No. A diskless Kafka architecture usually means retained topic data is no longer owned by broker-local disks. Brokers may still use memory, local cache, temporary files, or WAL-related resources. The important question is whether acknowledged durable data depends on the broker's local log directories.
Is Kafka tiered storage the same as diskless Kafka?
No. Tiered storage moves older segments to remote storage while the broker-local tier can still serve as the active log. Diskless Kafka moves the primary durable storage responsibility out of the broker, usually through a WAL plus Shared Storage architecture.
What is the hardest part of diskless Kafka architecture?

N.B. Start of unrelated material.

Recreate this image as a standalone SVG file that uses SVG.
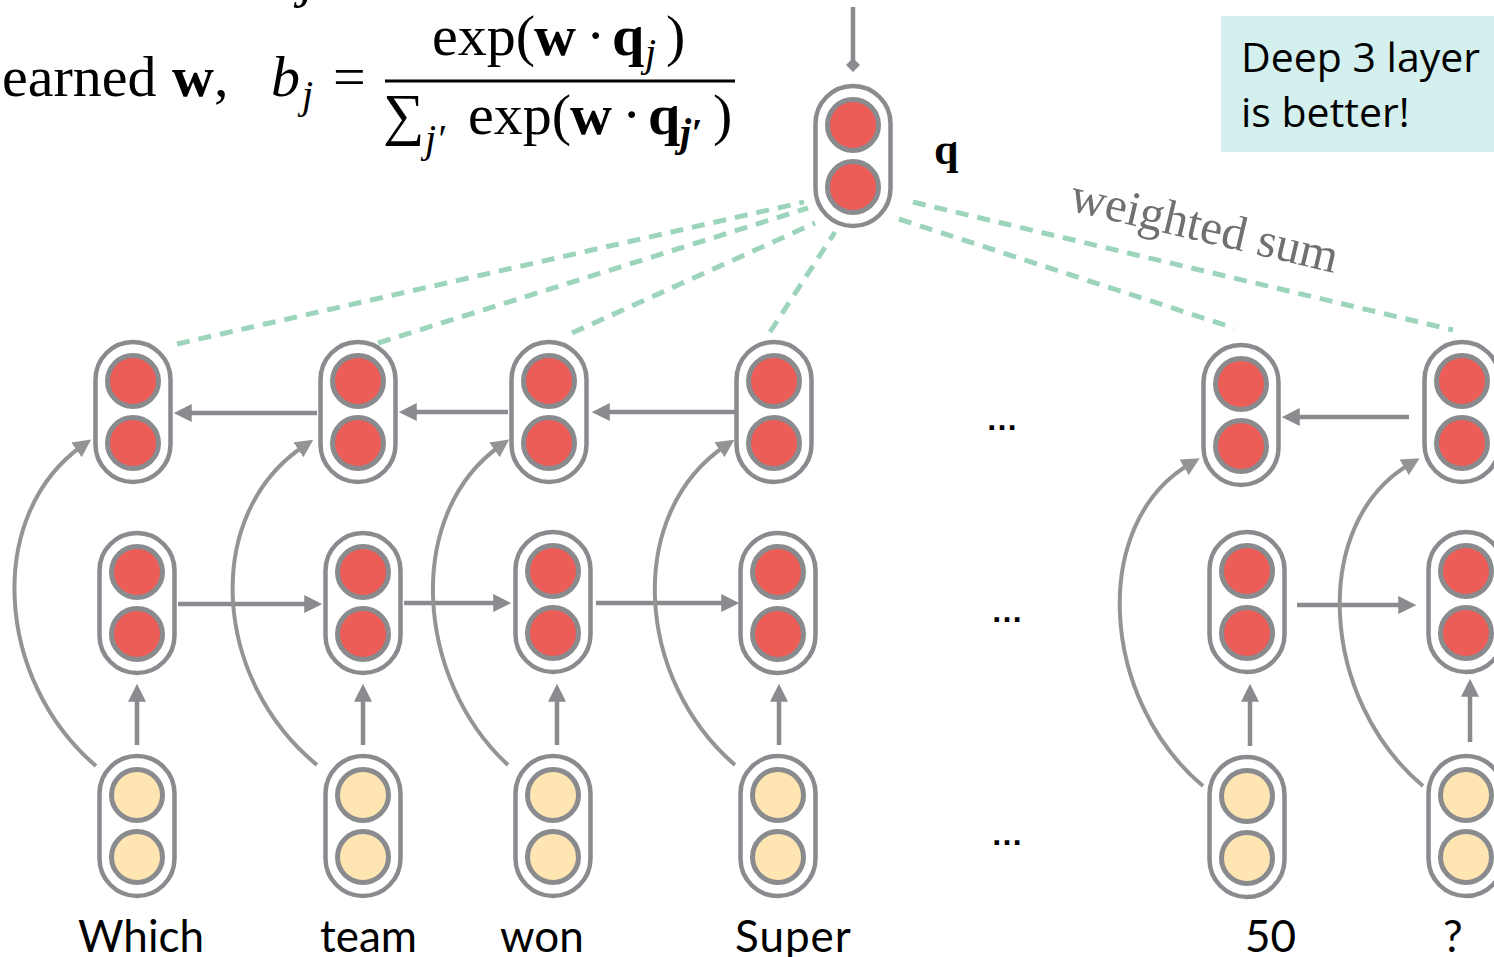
<svg xmlns="http://www.w3.org/2000/svg" width="1494" height="957" viewBox="0 0 1494 957">
<defs>
<style>
.pill{fill:#fff;stroke:#898b8e;stroke-width:4.5}
.r{fill:#ec5d57;stroke:#898b8e;stroke-width:5}
.y{fill:#fee5b1;stroke:#898b8e;stroke-width:5}
.ar{stroke:#898b8e;stroke-width:4.5;fill:none}
.cv{stroke:#949494;stroke-width:4;fill:none}
.ds{stroke:#9dd5bc;stroke-width:5;stroke-dasharray:13 9;fill:none}
.m{font-family:"Liberation Serif",serif;font-size:58px;fill:#000}
.sub{font-size:40px}
.lab{font-family:Lato,"Noto Sans",sans-serif;font-size:44px;fill:#000}
.dots{font-family:"Liberation Sans",sans-serif;font-size:32px;font-weight:bold;fill:#000}
</style>
<marker id="ah" markerUnits="userSpaceOnUse" markerWidth="18" markerHeight="18" viewBox="0 0 16 16" refX="6" refY="8" orient="auto">
<path d="M0,0 L16,8 L0,16 z" fill="#898b8e"/>
</marker>
<marker id="ahc" markerUnits="userSpaceOnUse" markerWidth="18" markerHeight="18" viewBox="0 0 16 16" refX="6" refY="8" orient="auto">
<path d="M0,0 L16,8 L0,16 z" fill="#949494"/>
</marker>
<g id="cell">
<rect class="pill" x="-37.5" y="-70" width="75" height="140" rx="37.5"/>
</g>
</defs>
<rect width="1494" height="957" fill="#fff"/>

<!-- formula -->
<g id="formula">
<text class="m" x="300" y="-4" font-style="italic">j</text>
<text class="m" x="2" y="96">earned</text>
<text class="m" x="172" y="96"><tspan font-weight="bold">w</tspan>,</text>
<text class="m" x="271" y="96" font-style="italic">b</text>
<text class="m sub" x="302" y="108" font-style="italic">j</text>
<text class="m" x="333" y="96">=</text>
<text class="m" x="432" y="55">exp(</text>
<text class="m" x="534" y="55" font-weight="bold">w</text>
<text class="m" x="586" y="55">·</text>
<text class="m" x="612" y="55" font-weight="bold">q</text>
<text class="m sub" x="645" y="66" font-style="italic">j</text>
<text class="m" x="666" y="55">)</text>
<line x1="385" y1="81" x2="735" y2="81" stroke="#000" stroke-width="3"/>
<text class="m" x="383" y="134">∑</text>
<text class="m sub" x="425" y="152" font-style="italic">j′</text>
<text class="m" x="468" y="134">exp(</text>
<text class="m" x="570" y="134" font-weight="bold">w</text>
<text class="m" x="622" y="134">·</text>
<text class="m" x="648" y="134" font-weight="bold">q</text>
<text class="m sub" x="680" y="146" font-style="italic" font-weight="bold">j′</text>
<text class="m" x="713" y="134">)</text>
</g>

<!-- note box -->
<g id="note">
<rect x="1221" y="16" width="273" height="136" fill="#d3f0ee"/>
<text x="1241" y="72" font-family="'Open Sans',sans-serif" font-size="41" fill="#000">Deep 3 layer</text>
<text x="1241" y="127" font-family="'Open Sans',sans-serif" font-size="41" fill="#000">is better!</text>
</g>

<!-- connectors -->
<g id="connectors">
<line class="ds" x1="177" y1="344" x2="804" y2="202"/>
<line class="ds" x1="378" y1="343" x2="808" y2="208"/>
<line class="ds" x1="572" y1="333" x2="815" y2="223"/>
<line class="ds" x1="770" y1="332" x2="835" y2="232"/>
<line class="ds" x1="913" y1="202" x2="1453" y2="330"/>
<line class="ds" x1="899" y1="219" x2="1234" y2="328"/>
<line x1="853" y1="7" x2="853" y2="62" stroke="#898b8e" stroke-width="4.5"/>
<polygon points="853,58 860,65 853,72 846,65" fill="#898b8e"/>
<line class="ar" x1="317" y1="413" x2="185" y2="413" marker-end="url(#ah)"/>
<line class="ar" x1="508" y1="412" x2="410" y2="412" marker-end="url(#ah)"/>
<line class="ar" x1="735" y1="412" x2="603" y2="412" marker-end="url(#ah)"/>
<line class="ar" x1="1409" y1="417" x2="1293" y2="417" marker-end="url(#ah)"/>
<line class="ar" x1="178" y1="604" x2="311" y2="604" marker-end="url(#ah)"/>
<line class="ar" x1="404" y1="603" x2="500" y2="603" marker-end="url(#ah)"/>
<line class="ar" x1="596" y1="603" x2="728" y2="603" marker-end="url(#ah)"/>
<line class="ar" x1="1297" y1="605" x2="1405" y2="605" marker-end="url(#ah)"/>
<line class="ar" x1="137" y1="745" x2="137" y2="695" marker-end="url(#ah)"/>
<line class="ar" x1="363" y1="745" x2="363" y2="695" marker-end="url(#ah)"/>
<line class="ar" x1="557" y1="745" x2="557" y2="695" marker-end="url(#ah)"/>
<line class="ar" x1="779" y1="745" x2="779" y2="695" marker-end="url(#ah)"/>
<line class="ar" x1="1250" y1="746" x2="1250" y2="695" marker-end="url(#ah)"/>
<line class="ar" x1="1470" y1="742" x2="1470" y2="690" marker-end="url(#ah)"/>
<path class="cv" d="M96,766 C-5,680 -15,515 82,446" marker-end="url(#ahc)"/>
<path class="cv" d="M317,765 C212,679 202,514 304,446" marker-end="url(#ahc)"/>
<path class="cv" d="M508,765 C415,679 404,514 500,446" marker-end="url(#ahc)"/>
<path class="cv" d="M735,765 C635,679 625,514 725,446" marker-end="url(#ahc)"/>
<path class="cv" d="M1203,786 C1100,700 1089,523 1190,464" marker-end="url(#ahc)"/>
<path class="cv" d="M1423,786 C1320,700 1309,523 1410,464" marker-end="url(#ahc)"/>
</g>

<!-- q node -->
<g id="q">
<use href="#cell" x="853" y="156"/>
<circle class="r" cx="853" cy="125" r="25.5"/>
<circle class="r" cx="853" cy="187" r="25.5"/>
<text x="934" y="164" font-family="'Liberation Serif',serif" font-size="44" font-weight="bold" fill="#000">q</text>
</g>

<g id="l3c1"><use href="#cell" x="133" y="412"/><circle class="r" cx="133" cy="381" r="25.5"/><circle class="r" cx="133" cy="443" r="25.5"/></g>
<g id="l3c2"><use href="#cell" x="358" y="412"/><circle class="r" cx="358" cy="381" r="25.5"/><circle class="r" cx="358" cy="443" r="25.5"/></g>
<g id="l3c3"><use href="#cell" x="549" y="412"/><circle class="r" cx="549" cy="381" r="25.5"/><circle class="r" cx="549" cy="443" r="25.5"/></g>
<g id="l3c4"><use href="#cell" x="774" y="412"/><circle class="r" cx="774" cy="381" r="25.5"/><circle class="r" cx="774" cy="443" r="25.5"/></g>
<g id="l3c5"><use href="#cell" x="1241" y="415"/><circle class="r" cx="1241" cy="384" r="25.5"/><circle class="r" cx="1241" cy="446" r="25.5"/></g>
<g id="l3c6"><use href="#cell" x="1462" y="412"/><circle class="r" cx="1462" cy="381" r="25.5"/><circle class="r" cx="1462" cy="443" r="25.5"/></g>

<g id="l2c1"><use href="#cell" x="137" y="603"/><circle class="r" cx="137" cy="572" r="25.5"/><circle class="r" cx="137" cy="634" r="25.5"/></g>
<g id="l2c2"><use href="#cell" x="363" y="603"/><circle class="r" cx="363" cy="572" r="25.5"/><circle class="r" cx="363" cy="634" r="25.5"/></g>
<g id="l2c3"><use href="#cell" x="553" y="602"/><circle class="r" cx="553" cy="571" r="25.5"/><circle class="r" cx="553" cy="633" r="25.5"/></g>
<g id="l2c4"><use href="#cell" x="778" y="603"/><circle class="r" cx="778" cy="572" r="25.5"/><circle class="r" cx="778" cy="634" r="25.5"/></g>
<g id="l2c5"><use href="#cell" x="1247" y="602"/><circle class="r" cx="1247" cy="571" r="25.5"/><circle class="r" cx="1247" cy="633" r="25.5"/></g>
<g id="l2c6"><use href="#cell" x="1466" y="602"/><circle class="r" cx="1466" cy="571" r="25.5"/><circle class="r" cx="1466" cy="633" r="25.5"/></g>

<g id="l1c1"><use href="#cell" x="137" y="826"/><circle class="y" cx="137" cy="795" r="25.5"/><circle class="y" cx="137" cy="857" r="25.5"/></g>
<g id="l1c2"><use href="#cell" x="363" y="826"/><circle class="y" cx="363" cy="795" r="25.5"/><circle class="y" cx="363" cy="857" r="25.5"/></g>
<g id="l1c3"><use href="#cell" x="553" y="826"/><circle class="y" cx="553" cy="795" r="25.5"/><circle class="y" cx="553" cy="857" r="25.5"/></g>
<g id="l1c4"><use href="#cell" x="778" y="826"/><circle class="y" cx="778" cy="795" r="25.5"/><circle class="y" cx="778" cy="857" r="25.5"/></g>
<g id="l1c5"><use href="#cell" x="1247" y="827"/><circle class="y" cx="1247" cy="796" r="25.5"/><circle class="y" cx="1247" cy="858" r="25.5"/></g>
<g id="l1c6"><use href="#cell" x="1466" y="826"/><circle class="y" cx="1466" cy="795" r="25.5"/><circle class="y" cx="1466" cy="857" r="25.5"/></g>

<g id="ellipses">
<text class="dots" x="986" y="430">…</text>
<text class="dots" x="991" y="622">…</text>
<text class="dots" x="991" y="845">…</text>
</g>

<text x="1068" y="210" transform="rotate(13.3 1068 210)" font-family="'Liberation Serif',serif" font-size="49" fill="#707070">weighted sum</text>

<g id="words">
<text class="lab" x="78" y="952">Which</text>
<text class="lab" x="320" y="952">team</text>
<text class="lab" x="500" y="952">won</text>
<text class="lab" x="735" y="952" letter-spacing="1">Super</text>
<text class="lab" x="1245" y="952">50</text>
<text class="lab" x="1443" y="952">?</text>
</g>
</svg>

The hard part is preserving Kafka behavior while moving storage ownership. Produce acknowledgments, offset ordering, consumer fetches, transactions, compaction, cache misses, and broker failure recovery all need explicit design. Object storage capacity alone does not solve those semantics.
When should a team evaluate AutoMQ?
Evaluate AutoMQ when the team wants Kafka compatibility but broker-local storage is limiting elasticity, recovery, retention, or cloud cost structure. It is especially relevant when platform teams want Shared Storage architecture while keeping familiar Kafka clients and ecosystem integrations.